Begin DATA PROVIDED

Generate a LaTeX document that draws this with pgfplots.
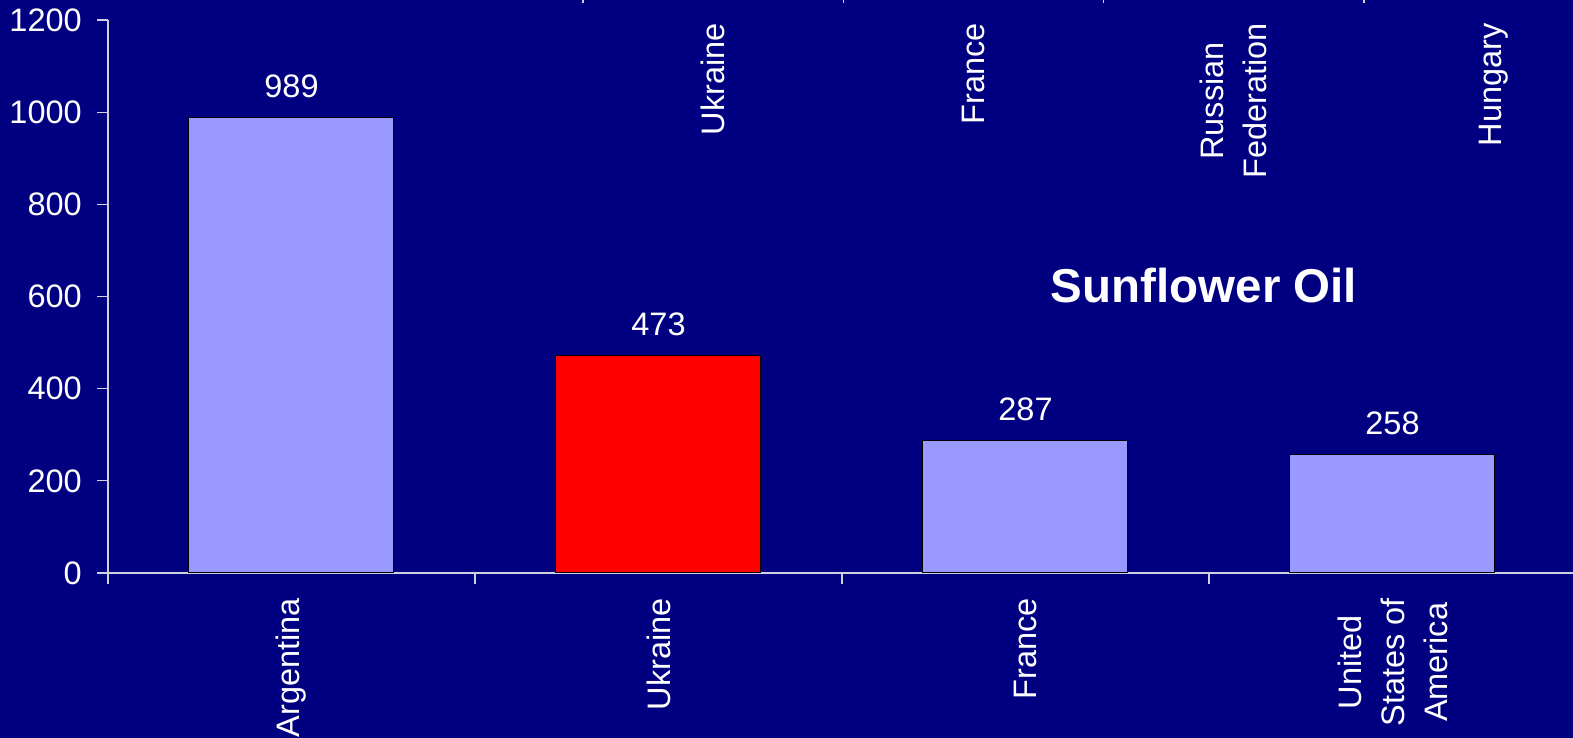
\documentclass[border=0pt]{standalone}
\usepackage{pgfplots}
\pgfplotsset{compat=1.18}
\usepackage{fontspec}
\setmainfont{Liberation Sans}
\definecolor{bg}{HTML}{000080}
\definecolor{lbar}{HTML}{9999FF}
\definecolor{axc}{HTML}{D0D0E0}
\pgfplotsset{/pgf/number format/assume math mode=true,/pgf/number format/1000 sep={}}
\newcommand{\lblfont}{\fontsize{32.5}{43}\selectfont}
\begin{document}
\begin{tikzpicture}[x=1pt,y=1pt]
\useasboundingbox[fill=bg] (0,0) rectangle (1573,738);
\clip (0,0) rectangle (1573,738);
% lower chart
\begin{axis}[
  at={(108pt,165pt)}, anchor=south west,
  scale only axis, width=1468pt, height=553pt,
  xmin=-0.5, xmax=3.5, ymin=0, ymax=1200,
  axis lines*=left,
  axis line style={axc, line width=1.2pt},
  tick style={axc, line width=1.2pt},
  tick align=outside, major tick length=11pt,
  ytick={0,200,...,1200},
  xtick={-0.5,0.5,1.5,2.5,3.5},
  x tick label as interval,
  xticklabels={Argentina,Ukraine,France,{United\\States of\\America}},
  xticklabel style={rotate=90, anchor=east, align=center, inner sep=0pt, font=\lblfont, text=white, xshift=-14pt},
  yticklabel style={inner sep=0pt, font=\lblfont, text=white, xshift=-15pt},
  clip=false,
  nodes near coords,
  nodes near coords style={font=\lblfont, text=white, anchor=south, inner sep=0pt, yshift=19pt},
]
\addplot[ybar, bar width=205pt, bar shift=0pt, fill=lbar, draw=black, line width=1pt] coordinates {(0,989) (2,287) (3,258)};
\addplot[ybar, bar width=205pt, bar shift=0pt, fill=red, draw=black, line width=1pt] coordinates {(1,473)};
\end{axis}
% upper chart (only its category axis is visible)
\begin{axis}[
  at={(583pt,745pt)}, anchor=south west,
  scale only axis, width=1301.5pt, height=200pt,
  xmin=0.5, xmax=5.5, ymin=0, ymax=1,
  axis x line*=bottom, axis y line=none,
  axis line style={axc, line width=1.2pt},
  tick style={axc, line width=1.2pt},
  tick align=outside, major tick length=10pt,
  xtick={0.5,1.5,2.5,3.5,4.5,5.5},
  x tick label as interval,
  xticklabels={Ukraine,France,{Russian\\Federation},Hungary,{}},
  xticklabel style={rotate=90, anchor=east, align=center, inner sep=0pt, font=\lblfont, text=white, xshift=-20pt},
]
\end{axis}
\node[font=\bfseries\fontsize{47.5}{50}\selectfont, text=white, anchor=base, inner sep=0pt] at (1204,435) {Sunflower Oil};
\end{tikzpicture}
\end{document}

End DATA PROVIDED

- EXERCISE TASK
Copy the data exactly. Any picture it contains is to be omitted.

- IN RESPONSE
Generate a LaTeX document that draws this with pgfplots.
\documentclass[border=0pt]{standalone}
\usepackage{pgfplots}
\pgfplotsset{compat=1.18}
\usepackage{fontspec}
\setmainfont{Liberation Sans}
\definecolor{bg}{HTML}{000080}
\definecolor{lbar}{HTML}{9999FF}
\definecolor{axc}{HTML}{D0D0E0}
\pgfplotsset{/pgf/number format/assume math mode=true,/pgf/number format/1000 sep={}}
\newcommand{\lblfont}{\fontsize{32.5}{43}\selectfont}
\begin{document}
\begin{tikzpicture}[x=1pt,y=1pt]
\useasboundingbox[fill=bg] (0,0) rectangle (1573,738);
\clip (0,0) rectangle (1573,738);
% lower chart
\begin{axis}[
  at={(108pt,165pt)}, anchor=south west,
  scale only axis, width=1468pt, height=553pt,
  xmin=-0.5, xmax=3.5, ymin=0, ymax=1200,
  axis lines*=left,
  axis line style={axc, line width=1.2pt},
  tick style={axc, line width=1.2pt},
  tick align=outside, major tick length=11pt,
  ytick={0,200,...,1200},
  xtick={-0.5,0.5,1.5,2.5,3.5},
  x tick label as interval,
  xticklabels={Argentina,Ukraine,France,{United\\States of\\America}},
  xticklabel style={rotate=90, anchor=east, align=center, inner sep=0pt, font=\lblfont, text=white, xshift=-14pt},
  yticklabel style={inner sep=0pt, font=\lblfont, text=white, xshift=-15pt},
  clip=false,
  nodes near coords,
  nodes near coords style={font=\lblfont, text=white, anchor=south, inner sep=0pt, yshift=19pt},
]
\addplot[ybar, bar width=205pt, bar shift=0pt, fill=lbar, draw=black, line width=1pt] coordinates {(0,989) (2,287) (3,258)};
\addplot[ybar, bar width=205pt, bar shift=0pt, fill=red, draw=black, line width=1pt] coordinates {(1,473)};
\end{axis}
% upper chart (only its category axis is visible)
\begin{axis}[
  at={(583pt,745pt)}, anchor=south west,
  scale only axis, width=1301.5pt, height=200pt,
  xmin=0.5, xmax=5.5, ymin=0, ymax=1,
  axis x line*=bottom, axis y line=none,
  axis line style={axc, line width=1.2pt},
  tick style={axc, line width=1.2pt},
  tick align=outside, major tick length=10pt,
  xtick={0.5,1.5,2.5,3.5,4.5,5.5},
  x tick label as interval,
  xticklabels={Ukraine,France,{Russian\\Federation},Hungary,{}},
  xticklabel style={rotate=90, anchor=east, align=center, inner sep=0pt, font=\lblfont, text=white, xshift=-20pt},
]
\end{axis}
\node[font=\bfseries\fontsize{47.5}{50}\selectfont, text=white, anchor=base, inner sep=0pt] at (1204,435) {Sunflower Oil};
\end{tikzpicture}
\end{document}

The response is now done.